Oil prices experienced a decline for the second consecutive day on Wednesday, as investors remained cautious, monitoring the potential outcomes of peace talks in the Russia-Ukraine conflict. This situation has raised concerns about an oversupply, further underscored by increasing inventory levels. Brent crude futures declined 13 cents, or 0.21%, to $62.32 a barrel at 0221 after a 1.1% drop in the previous session. The United States West Texas Intermediate crude fell 12 cents, or 0.20%, to $58.52 per barrel after a 1.2% drop on Tuesday. Following a five-hour meeting between President Vladimir Putin and U.S. officials, Russia and the United States failed to reach a compromise on a potential peace deal for Ukraine, with the Russian government stating on Wednesday that President Donald Trump’s top envoys were involved. Oil markets are closely monitoring the discussions to determine whether an agreement might lead to the lifting of sanctions on Russian firms, particularly major players Rosneft and Lukoil, potentially easing supply constraints.
On Tuesday, Putin accused European powers of obstructing U.S. efforts to end the war by presenting proposals they knew would be “absolutely unacceptable” to Moscow, heightening concerns that Russian supply will remain limited to buyers such as China and India if talks fail to produce a resolution. Tony Sycamore noted that despite uncertainty over the talks, “concerns over an oversupply glut and soft demand continue to weigh on the crude oil price, which must remain above support in the mid $50’s to avoid a deeper setback.” The ongoing conflict in Ukraine, which escalated after Russia’s invasion in 2022, has intensified, with Ukraine increasingly targeting Russian oil infrastructure using drone strikes. Recent assaults on export facilities along the Russian Black Sea coastline have highlighted the geopolitical risks stemming from the conflict.

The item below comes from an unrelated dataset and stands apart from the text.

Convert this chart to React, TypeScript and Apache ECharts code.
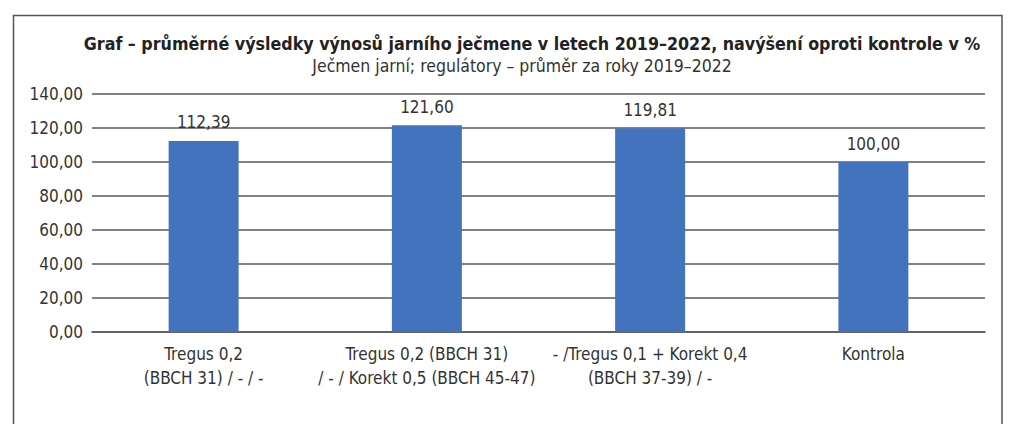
import React, { useEffect, useRef } from "react";
import * as echarts from "echarts";

const categories = [
  "Tregus 0,2\n(BBCH 31) / - / -",
  "Tregus 0,2 (BBCH 31)\n/ - / Korekt 0,5 (BBCH 45-47)",
  "- /Tregus 0,1 + Korekt 0,4\n(BBCH 37-39) / -",
  "Kontrola",
];
const values = [112.39, 121.6, 119.81, 100.0];
const titleText =
  "Graf – průměrné výsledky výnosů jarního ječmene v letech 2019–2022, navýšení oproti kontrole v %";
const subtitleText = "Ječmen jarní; regulátory – průměr za roky 2019–2022";

const FONT = '"Liberation Sans Narrow", "DejaVu Sans Condensed", "Liberation Sans", sans-serif';
const fmt = (v: number) => v.toFixed(2).replace(".", ",");

export default function App() {
  const ref = useRef<HTMLDivElement>(null);
  useEffect(() => {
    if (!ref.current) return;
    const chart = echarts.init(ref.current, undefined, { renderer: "svg" });
    chart.setOption({
      animation: false,
      backgroundColor: "#ffffff",
      textStyle: { fontFamily: FONT },
      graphic: [
        {
          type: "rect",
          shape: { x: 13.5, y: 15.5, width: 988.5, height: 440 },
          style: { fill: "none", stroke: "#555555", lineWidth: 1.5 },
          silent: true,
        },
        {
          type: "text",
          x: 532,
          y: 44,
          style: {
            text: titleText,
            fontFamily: FONT,
            fontSize: 17.7,
            fontWeight: "bold",
            fill: "#222222",
            align: "center",
            verticalAlign: "middle",
          },
        },
        {
          type: "text",
          x: 522,
          y: 66,
          style: {
            text: subtitleText,
            fontFamily: FONT,
            fontSize: 17.5,
            fill: "#333333",
            align: "center",
            verticalAlign: "middle",
          },
        },
      ],
      grid: { left: 92, right: 31, top: 94, bottom: 92, containLabel: false },
      xAxis: {
        type: "category",
        data: categories,
        axisLine: { show: true, lineStyle: { color: "#595959", width: 1.5 } },
        axisTick: { show: false },
        axisLabel: {
          interval: 0,
          color: "#333333",
          fontFamily: FONT,
          fontSize: 17,
          lineHeight: 24,
          margin: 10,
        },
      },
      yAxis: {
        type: "value",
        min: 0,
        max: 140,
        interval: 20,
        axisLine: { show: false },
        axisTick: { show: false },
        axisLabel: {
          color: "#333333",
          fontFamily: FONT,
          fontSize: 17,
          margin: 9,
          formatter: (v: number) => fmt(v),
        },
        splitLine: { lineStyle: { color: "#595959", width: 1.5 } },
      },
      series: [
        {
          type: "bar",
          data: values,
          barWidth: 70,
          itemStyle: { color: "#4473bd" },
          label: {
            show: true,
            position: "top",
            distance: 10,
            color: "#333333",
            fontFamily: FONT,
            fontSize: 17,
            formatter: (p: any) => fmt(p.value),
          },
        },
      ],
    });
    return () => chart.dispose();
  }, []);
  return (
    <div
      ref={ref}
      style={{ position: "absolute", left: 0, top: 0, width: 1016, height: 424 }}
    />
  );
}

According to sources on Tuesday, the Caspian Pipeline Consortium, responsible for transporting oil from Russia and Kazakhstan, is working to complete repairs on its third single point mooring in the Black Sea ahead of schedule, aiming to restore full export capacity after a drone attack affected another mooring. The increase in U.S. inventories has further heightened concerns about a crude oil surplus. Market sources reported that U.S. crude and fuel inventories rose last week. Crude stocks increased by 2.48 million barrels for the week ending November 28, gasoline inventories rose by 3.14 million barrels, and distillate inventories increased by 2.88 million barrels.
On Wednesday, the U.S. Energy Information Administration is set to publish the official government stockpile data, which investors are watching closely as rising inventories add to oversupply worries. The combination of stalled Russia-Ukraine peace talks, targeted attacks on oil infrastructure, rising U.S. stockpiles, and demand-related concerns continues to exert downward pressure on crude prices, shaping a cautious and uncertain outlook for the global oil market.